- [TO DO] Do not copy the pictures; transcribe all other material exactly.

- [DATASET SECTION]
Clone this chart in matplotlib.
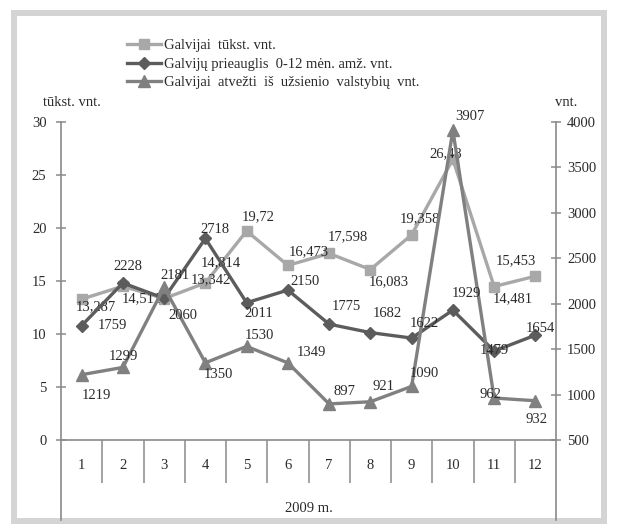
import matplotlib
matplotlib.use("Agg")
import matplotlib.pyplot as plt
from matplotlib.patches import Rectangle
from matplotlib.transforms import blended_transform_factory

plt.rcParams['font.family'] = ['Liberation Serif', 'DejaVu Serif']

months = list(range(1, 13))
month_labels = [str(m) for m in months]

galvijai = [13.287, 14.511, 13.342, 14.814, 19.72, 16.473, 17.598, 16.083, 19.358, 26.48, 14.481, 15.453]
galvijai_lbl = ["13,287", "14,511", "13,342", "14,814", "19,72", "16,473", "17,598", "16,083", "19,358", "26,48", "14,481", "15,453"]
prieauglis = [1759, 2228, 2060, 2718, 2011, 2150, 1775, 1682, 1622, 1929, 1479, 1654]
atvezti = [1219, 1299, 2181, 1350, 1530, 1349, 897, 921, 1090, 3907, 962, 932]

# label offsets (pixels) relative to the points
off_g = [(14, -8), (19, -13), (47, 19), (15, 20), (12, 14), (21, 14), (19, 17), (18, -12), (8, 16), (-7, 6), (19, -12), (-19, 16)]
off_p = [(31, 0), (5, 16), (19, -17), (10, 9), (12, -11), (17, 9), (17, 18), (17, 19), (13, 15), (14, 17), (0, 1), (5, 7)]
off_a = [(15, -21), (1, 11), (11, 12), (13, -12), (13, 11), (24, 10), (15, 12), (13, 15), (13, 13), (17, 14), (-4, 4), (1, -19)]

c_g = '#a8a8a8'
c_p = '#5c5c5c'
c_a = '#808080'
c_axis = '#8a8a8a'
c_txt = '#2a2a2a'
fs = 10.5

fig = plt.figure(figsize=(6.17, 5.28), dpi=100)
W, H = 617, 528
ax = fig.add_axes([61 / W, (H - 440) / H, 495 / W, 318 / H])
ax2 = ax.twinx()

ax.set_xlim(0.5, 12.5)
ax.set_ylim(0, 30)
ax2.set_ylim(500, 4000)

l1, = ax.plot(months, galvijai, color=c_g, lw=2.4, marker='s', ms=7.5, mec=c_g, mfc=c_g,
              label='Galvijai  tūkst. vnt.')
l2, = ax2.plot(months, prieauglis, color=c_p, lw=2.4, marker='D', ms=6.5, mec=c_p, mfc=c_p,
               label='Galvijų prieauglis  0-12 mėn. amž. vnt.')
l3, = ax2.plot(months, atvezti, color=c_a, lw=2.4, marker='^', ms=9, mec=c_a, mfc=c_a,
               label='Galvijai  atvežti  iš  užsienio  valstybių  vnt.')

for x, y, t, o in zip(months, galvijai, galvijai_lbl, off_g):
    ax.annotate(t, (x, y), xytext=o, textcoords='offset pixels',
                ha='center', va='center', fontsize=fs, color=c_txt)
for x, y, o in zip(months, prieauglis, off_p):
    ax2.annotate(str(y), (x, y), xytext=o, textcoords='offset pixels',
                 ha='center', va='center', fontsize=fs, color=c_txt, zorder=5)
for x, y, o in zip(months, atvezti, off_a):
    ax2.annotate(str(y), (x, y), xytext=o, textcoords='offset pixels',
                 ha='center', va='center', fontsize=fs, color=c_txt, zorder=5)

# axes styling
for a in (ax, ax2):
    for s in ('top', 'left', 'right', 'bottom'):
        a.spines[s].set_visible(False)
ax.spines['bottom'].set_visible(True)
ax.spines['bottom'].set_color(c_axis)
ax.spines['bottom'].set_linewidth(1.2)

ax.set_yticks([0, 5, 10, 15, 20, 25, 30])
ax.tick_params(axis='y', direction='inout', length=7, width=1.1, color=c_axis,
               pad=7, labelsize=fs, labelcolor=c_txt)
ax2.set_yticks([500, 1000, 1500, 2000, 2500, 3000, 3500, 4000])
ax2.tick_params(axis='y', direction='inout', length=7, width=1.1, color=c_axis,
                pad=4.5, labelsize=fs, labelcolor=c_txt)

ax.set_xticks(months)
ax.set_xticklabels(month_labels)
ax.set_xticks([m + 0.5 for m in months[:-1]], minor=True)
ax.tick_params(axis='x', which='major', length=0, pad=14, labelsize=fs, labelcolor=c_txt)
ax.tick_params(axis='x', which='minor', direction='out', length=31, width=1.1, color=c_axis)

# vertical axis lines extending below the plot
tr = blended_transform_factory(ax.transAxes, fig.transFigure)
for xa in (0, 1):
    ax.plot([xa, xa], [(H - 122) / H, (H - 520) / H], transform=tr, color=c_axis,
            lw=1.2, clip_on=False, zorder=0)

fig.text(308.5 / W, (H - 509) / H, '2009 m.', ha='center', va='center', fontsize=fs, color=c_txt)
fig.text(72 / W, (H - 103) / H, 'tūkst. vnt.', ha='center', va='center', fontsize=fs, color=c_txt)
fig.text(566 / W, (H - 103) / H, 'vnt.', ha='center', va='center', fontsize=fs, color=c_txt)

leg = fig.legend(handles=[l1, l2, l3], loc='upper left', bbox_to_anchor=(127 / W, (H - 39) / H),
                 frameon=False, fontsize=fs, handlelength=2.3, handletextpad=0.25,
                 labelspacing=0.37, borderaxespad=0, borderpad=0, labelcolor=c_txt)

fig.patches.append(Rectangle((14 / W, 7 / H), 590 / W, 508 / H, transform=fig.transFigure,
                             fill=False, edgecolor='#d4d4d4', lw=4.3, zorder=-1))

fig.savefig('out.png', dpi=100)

- [TASK SOLUTION]
Clone this chart in matplotlib.
import matplotlib
matplotlib.use("Agg")
import matplotlib.pyplot as plt
from matplotlib.patches import Rectangle
from matplotlib.transforms import blended_transform_factory

plt.rcParams['font.family'] = ['Liberation Serif', 'DejaVu Serif']

months = list(range(1, 13))
month_labels = [str(m) for m in months]

galvijai = [13.287, 14.511, 13.342, 14.814, 19.72, 16.473, 17.598, 16.083, 19.358, 26.48, 14.481, 15.453]
galvijai_lbl = ["13,287", "14,511", "13,342", "14,814", "19,72", "16,473", "17,598", "16,083", "19,358", "26,48", "14,481", "15,453"]
prieauglis = [1759, 2228, 2060, 2718, 2011, 2150, 1775, 1682, 1622, 1929, 1479, 1654]
atvezti = [1219, 1299, 2181, 1350, 1530, 1349, 897, 921, 1090, 3907, 962, 932]

# label offsets (pixels) relative to the points
off_g = [(14, -8), (19, -13), (47, 19), (15, 20), (12, 14), (21, 14), (19, 17), (18, -12), (8, 16), (-7, 6), (19, -12), (-19, 16)]
off_p = [(31, 0), (5, 16), (19, -17), (10, 9), (12, -11), (17, 9), (17, 18), (17, 19), (13, 15), (14, 17), (0, 1), (5, 7)]
off_a = [(15, -21), (1, 11), (11, 12), (13, -12), (13, 11), (24, 10), (15, 12), (13, 15), (13, 13), (17, 14), (-4, 4), (1, -19)]

c_g = '#a8a8a8'
c_p = '#5c5c5c'
c_a = '#808080'
c_axis = '#8a8a8a'
c_txt = '#2a2a2a'
fs = 10.5

fig = plt.figure(figsize=(6.17, 5.28), dpi=100)
W, H = 617, 528
ax = fig.add_axes([61 / W, (H - 440) / H, 495 / W, 318 / H])
ax2 = ax.twinx()

ax.set_xlim(0.5, 12.5)
ax.set_ylim(0, 30)
ax2.set_ylim(500, 4000)

l1, = ax.plot(months, galvijai, color=c_g, lw=2.4, marker='s', ms=7.5, mec=c_g, mfc=c_g,
              label='Galvijai  tūkst. vnt.')
l2, = ax2.plot(months, prieauglis, color=c_p, lw=2.4, marker='D', ms=6.5, mec=c_p, mfc=c_p,
               label='Galvijų prieauglis  0-12 mėn. amž. vnt.')
l3, = ax2.plot(months, atvezti, color=c_a, lw=2.4, marker='^', ms=9, mec=c_a, mfc=c_a,
               label='Galvijai  atvežti  iš  užsienio  valstybių  vnt.')

for x, y, t, o in zip(months, galvijai, galvijai_lbl, off_g):
    ax.annotate(t, (x, y), xytext=o, textcoords='offset pixels',
                ha='center', va='center', fontsize=fs, color=c_txt)
for x, y, o in zip(months, prieauglis, off_p):
    ax2.annotate(str(y), (x, y), xytext=o, textcoords='offset pixels',
                 ha='center', va='center', fontsize=fs, color=c_txt, zorder=5)
for x, y, o in zip(months, atvezti, off_a):
    ax2.annotate(str(y), (x, y), xytext=o, textcoords='offset pixels',
                 ha='center', va='center', fontsize=fs, color=c_txt, zorder=5)

# axes styling
for a in (ax, ax2):
    for s in ('top', 'left', 'right', 'bottom'):
        a.spines[s].set_visible(False)
ax.spines['bottom'].set_visible(True)
ax.spines['bottom'].set_color(c_axis)
ax.spines['bottom'].set_linewidth(1.2)

ax.set_yticks([0, 5, 10, 15, 20, 25, 30])
ax.tick_params(axis='y', direction='inout', length=7, width=1.1, color=c_axis,
               pad=7, labelsize=fs, labelcolor=c_txt)
ax2.set_yticks([500, 1000, 1500, 2000, 2500, 3000, 3500, 4000])
ax2.tick_params(axis='y', direction='inout', length=7, width=1.1, color=c_axis,
                pad=4.5, labelsize=fs, labelcolor=c_txt)

ax.set_xticks(months)
ax.set_xticklabels(month_labels)
ax.set_xticks([m + 0.5 for m in months[:-1]], minor=True)
ax.tick_params(axis='x', which='major', length=0, pad=14, labelsize=fs, labelcolor=c_txt)
ax.tick_params(axis='x', which='minor', direction='out', length=31, width=1.1, color=c_axis)

# vertical axis lines extending below the plot
tr = blended_transform_factory(ax.transAxes, fig.transFigure)
for xa in (0, 1):
    ax.plot([xa, xa], [(H - 122) / H, (H - 520) / H], transform=tr, color=c_axis,
            lw=1.2, clip_on=False, zorder=0)

fig.text(308.5 / W, (H - 509) / H, '2009 m.', ha='center', va='center', fontsize=fs, color=c_txt)
fig.text(72 / W, (H - 103) / H, 'tūkst. vnt.', ha='center', va='center', fontsize=fs, color=c_txt)
fig.text(566 / W, (H - 103) / H, 'vnt.', ha='center', va='center', fontsize=fs, color=c_txt)

leg = fig.legend(handles=[l1, l2, l3], loc='upper left', bbox_to_anchor=(127 / W, (H - 39) / H),
                 frameon=False, fontsize=fs, handlelength=2.3, handletextpad=0.25,
                 labelspacing=0.37, borderaxespad=0, borderpad=0, labelcolor=c_txt)

fig.patches.append(Rectangle((14 / W, 7 / H), 590 / W, 508 / H, transform=fig.transFigure,
                             fill=False, edgecolor='#d4d4d4', lw=4.3, zorder=-1))

fig.savefig('out.png', dpi=100)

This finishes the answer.